▶ Requirements
Exactly repeat the material, dropping only the pictures.

▶ Supplied information

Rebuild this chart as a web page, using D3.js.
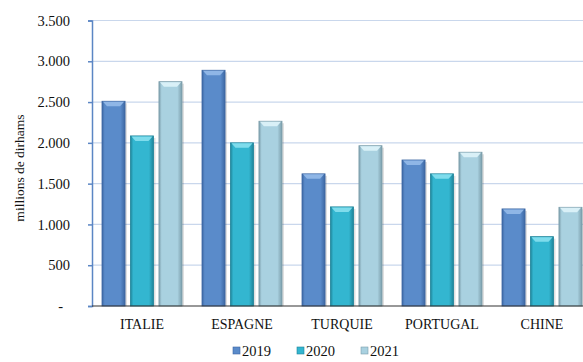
<!DOCTYPE html>
<html>
<head>
<meta charset="utf-8">
<script src="https://cdn.jsdelivr.net/npm/d3@7"></script>
<style>
  html, body { margin: 0; padding: 0; background: #fff; }
  svg { display: block; font-family: "Liberation Serif", "Times New Roman", serif; }
</style>
</head>
<body>
<svg id="chart" width="583" height="362"></svg>
<script>
// data
const countries = ['ITALIE', 'ESPAGNE', 'TURQUIE', 'PORTUGAL', 'CHINE'];
const years = ['2019', '2020', '2021'];
const v2019 = [2510, 2890, 1620, 1790, 1190];
const v2020 = [2085, 2000, 1215, 1620, 850];
const v2021 = [2750, 2265, 1965, 1885, 1210];
const yTicks = [0, 500, 1000, 1500, 2000, 2500, 3000, 3500];
const yTitle = 'millions de dirhams';

const series = {'2019': v2019, '2020': v2020, '2021': v2021};
const data = countries.map((c, i) => ({country: c, values: years.map(y => ({year: y, value: series[y][i]}))}));

const colors = {
  '2019': {mid: '#5a8bca', edge: '#3d67a3', cap: '#8fb6e6'},
  '2020': {mid: '#33b6d0', edge: '#1e8499', cap: '#7fdcec'},
  '2021': {mid: '#a9d1e0', edge: '#7c9eab', cap: '#d9f0f7'}
};

const svg = d3.select('#chart');
const margin = {left: 92, top: 20.5, right: 592, bottom: 306};

const x0 = d3.scaleBand().domain(countries).range([margin.left, margin.right]).paddingInner(0.2).paddingOuter(0.1);
const x1 = d3.scaleBand().domain(years).range([0, x0.bandwidth()]).paddingInner(0.19);
const y = d3.scaleLinear().domain([0, 3500]).range([margin.bottom, margin.top]);

// gradients for the bevelled bars
const defs = svg.append('defs');
years.forEach(yr => {
  const g = defs.append('linearGradient').attr('id', 'g' + yr).attr('x1', 0).attr('x2', 1).attr('y1', 0).attr('y2', 0);
  g.append('stop').attr('offset', '0%').attr('stop-color', colors[yr].edge);
  g.append('stop').attr('offset', '12%').attr('stop-color', colors[yr].mid);
  g.append('stop').attr('offset', '80%').attr('stop-color', colors[yr].mid);
  g.append('stop').attr('offset', '100%').attr('stop-color', colors[yr].edge);
});

// gridlines
svg.append('g').selectAll('line').data(yTicks.filter(d => d > 0)).join('line')
  .attr('x1', margin.left).attr('x2', margin.right)
  .attr('y1', d => y(d)).attr('y2', d => y(d))
  .attr('stroke', '#c9d7ec').attr('stroke-width', 1.2);

// y axis
const yAxis = svg.append('g').attr('transform', `translate(${margin.left},0)`)
  .call(d3.axisLeft(y).tickValues(yTicks).tickSize(4).tickPadding(18)
    .tickFormat(d => d === 0 ? '-' : d3.format(',')(d).replace(/,/g, '.')));
yAxis.select('.domain').attr('stroke', '#5b86c4').attr('stroke-width', 1.5);
yAxis.selectAll('.tick line').attr('stroke', '#5b86c4').attr('stroke-width', 1.5);
yAxis.selectAll('.tick text').attr('font-size', 14.5).attr('fill', '#111').attr('font-family', 'Liberation Serif');
yAxis.selectAll('.tick text').filter(d => d === 0).attr('dx', -7);

// bars
const groups = svg.append('g').selectAll('g').data(data).join('g')
  .attr('transform', d => `translate(${x0(d.country)},0)`);

groups.selectAll('rect.shadow').data(d => d.values).join('rect').attr('class', 'shadow')
  .attr('x', d => x1(d.year) + 2).attr('y', d => y(d.value) + 2)
  .attr('width', x1.bandwidth()).attr('height', d => y(0) - y(d.value) - 2)
  .attr('fill', '#000').attr('opacity', 0.12);

groups.selectAll('rect.bar').data(d => d.values).join('rect').attr('class', 'bar')
  .attr('x', d => x1(d.year)).attr('y', d => y(d.value))
  .attr('width', x1.bandwidth()).attr('height', d => y(0) - y(d.value))
  .attr('fill', d => `url(#g${d.year})`)
  .attr('stroke', d => colors[d.year].edge).attr('stroke-width', 0.8);

groups.selectAll('path.cap').data(d => d.values).join('path').attr('class', 'cap')
  .attr('d', d => {
    const bx = x1(d.year), by = y(d.value), w = x1.bandwidth();
    return `M${bx + 1},${by + 0.5} L${bx + w - 1},${by + 0.5} L${bx + w - 5},${by + 5} L${bx + 5},${by + 5} Z`;
  })
  .attr('fill', d => colors[d.year].cap);

// baseline
svg.append('line').attr('x1', margin.left).attr('x2', margin.right)
  .attr('y1', y(0)).attr('y2', y(0)).attr('stroke', '#333').attr('stroke-width', 1.2);

// category labels
svg.append('g').selectAll('text').data(countries).join('text')
  .attr('x', d => x0(d) + x0.bandwidth() / 2).attr('y', 329)
  .attr('text-anchor', 'middle').attr('font-size', 14).attr('fill', '#111')
  .text(d => d);

// y title
svg.append('text').attr('transform', 'translate(24,168) rotate(-90)')
  .attr('text-anchor', 'middle').attr('font-size', 13.5).attr('fill', '#111')
  .text(yTitle);

// legend
const legend = svg.append('g').selectAll('g').data(years).join('g')
  .attr('transform', (d, i) => `translate(${233 + i * 64},0)`);
legend.append('rect').attr('x', 0).attr('y', 347).attr('width', 7).attr('height', 7)
  .attr('fill', d => colors[d].mid).attr('stroke', d => colors[d].edge).attr('stroke-width', 0.6);
legend.append('text').attr('x', 9).attr('y', 356).attr('font-size', 14.5).attr('fill', '#111').text(d => d);
</script>
</body>
</html>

▶ Solution for this task
Rebuild this chart as a web page, using D3.js.
<!DOCTYPE html>
<html>
<head>
<meta charset="utf-8">
<script src="https://cdn.jsdelivr.net/npm/d3@7"></script>
<style>
  html, body { margin: 0; padding: 0; background: #fff; }
  svg { display: block; font-family: "Liberation Serif", "Times New Roman", serif; }
</style>
</head>
<body>
<svg id="chart" width="583" height="362"></svg>
<script>
// data
const countries = ['ITALIE', 'ESPAGNE', 'TURQUIE', 'PORTUGAL', 'CHINE'];
const years = ['2019', '2020', '2021'];
const v2019 = [2510, 2890, 1620, 1790, 1190];
const v2020 = [2085, 2000, 1215, 1620, 850];
const v2021 = [2750, 2265, 1965, 1885, 1210];
const yTicks = [0, 500, 1000, 1500, 2000, 2500, 3000, 3500];
const yTitle = 'millions de dirhams';

const series = {'2019': v2019, '2020': v2020, '2021': v2021};
const data = countries.map((c, i) => ({country: c, values: years.map(y => ({year: y, value: series[y][i]}))}));

const colors = {
  '2019': {mid: '#5a8bca', edge: '#3d67a3', cap: '#8fb6e6'},
  '2020': {mid: '#33b6d0', edge: '#1e8499', cap: '#7fdcec'},
  '2021': {mid: '#a9d1e0', edge: '#7c9eab', cap: '#d9f0f7'}
};

const svg = d3.select('#chart');
const margin = {left: 92, top: 20.5, right: 592, bottom: 306};

const x0 = d3.scaleBand().domain(countries).range([margin.left, margin.right]).paddingInner(0.2).paddingOuter(0.1);
const x1 = d3.scaleBand().domain(years).range([0, x0.bandwidth()]).paddingInner(0.19);
const y = d3.scaleLinear().domain([0, 3500]).range([margin.bottom, margin.top]);

// gradients for the bevelled bars
const defs = svg.append('defs');
years.forEach(yr => {
  const g = defs.append('linearGradient').attr('id', 'g' + yr).attr('x1', 0).attr('x2', 1).attr('y1', 0).attr('y2', 0);
  g.append('stop').attr('offset', '0%').attr('stop-color', colors[yr].edge);
  g.append('stop').attr('offset', '12%').attr('stop-color', colors[yr].mid);
  g.append('stop').attr('offset', '80%').attr('stop-color', colors[yr].mid);
  g.append('stop').attr('offset', '100%').attr('stop-color', colors[yr].edge);
});

// gridlines
svg.append('g').selectAll('line').data(yTicks.filter(d => d > 0)).join('line')
  .attr('x1', margin.left).attr('x2', margin.right)
  .attr('y1', d => y(d)).attr('y2', d => y(d))
  .attr('stroke', '#c9d7ec').attr('stroke-width', 1.2);

// y axis
const yAxis = svg.append('g').attr('transform', `translate(${margin.left},0)`)
  .call(d3.axisLeft(y).tickValues(yTicks).tickSize(4).tickPadding(18)
    .tickFormat(d => d === 0 ? '-' : d3.format(',')(d).replace(/,/g, '.')));
yAxis.select('.domain').attr('stroke', '#5b86c4').attr('stroke-width', 1.5);
yAxis.selectAll('.tick line').attr('stroke', '#5b86c4').attr('stroke-width', 1.5);
yAxis.selectAll('.tick text').attr('font-size', 14.5).attr('fill', '#111').attr('font-family', 'Liberation Serif');
yAxis.selectAll('.tick text').filter(d => d === 0).attr('dx', -7);

// bars
const groups = svg.append('g').selectAll('g').data(data).join('g')
  .attr('transform', d => `translate(${x0(d.country)},0)`);

groups.selectAll('rect.shadow').data(d => d.values).join('rect').attr('class', 'shadow')
  .attr('x', d => x1(d.year) + 2).attr('y', d => y(d.value) + 2)
  .attr('width', x1.bandwidth()).attr('height', d => y(0) - y(d.value) - 2)
  .attr('fill', '#000').attr('opacity', 0.12);

groups.selectAll('rect.bar').data(d => d.values).join('rect').attr('class', 'bar')
  .attr('x', d => x1(d.year)).attr('y', d => y(d.value))
  .attr('width', x1.bandwidth()).attr('height', d => y(0) - y(d.value))
  .attr('fill', d => `url(#g${d.year})`)
  .attr('stroke', d => colors[d.year].edge).attr('stroke-width', 0.8);

groups.selectAll('path.cap').data(d => d.values).join('path').attr('class', 'cap')
  .attr('d', d => {
    const bx = x1(d.year), by = y(d.value), w = x1.bandwidth();
    return `M${bx + 1},${by + 0.5} L${bx + w - 1},${by + 0.5} L${bx + w - 5},${by + 5} L${bx + 5},${by + 5} Z`;
  })
  .attr('fill', d => colors[d.year].cap);

// baseline
svg.append('line').attr('x1', margin.left).attr('x2', margin.right)
  .attr('y1', y(0)).attr('y2', y(0)).attr('stroke', '#333').attr('stroke-width', 1.2);

// category labels
svg.append('g').selectAll('text').data(countries).join('text')
  .attr('x', d => x0(d) + x0.bandwidth() / 2).attr('y', 329)
  .attr('text-anchor', 'middle').attr('font-size', 14).attr('fill', '#111')
  .text(d => d);

// y title
svg.append('text').attr('transform', 'translate(24,168) rotate(-90)')
  .attr('text-anchor', 'middle').attr('font-size', 13.5).attr('fill', '#111')
  .text(yTitle);

// legend
const legend = svg.append('g').selectAll('g').data(years).join('g')
  .attr('transform', (d, i) => `translate(${233 + i * 64},0)`);
legend.append('rect').attr('x', 0).attr('y', 347).attr('width', 7).attr('height', 7)
  .attr('fill', d => colors[d].mid).attr('stroke', d => colors[d].edge).attr('stroke-width', 0.6);
legend.append('text').attr('x', 9).attr('y', 356).attr('font-size', 14.5).attr('fill', '#111').text(d => d);
</script>
</body>
</html>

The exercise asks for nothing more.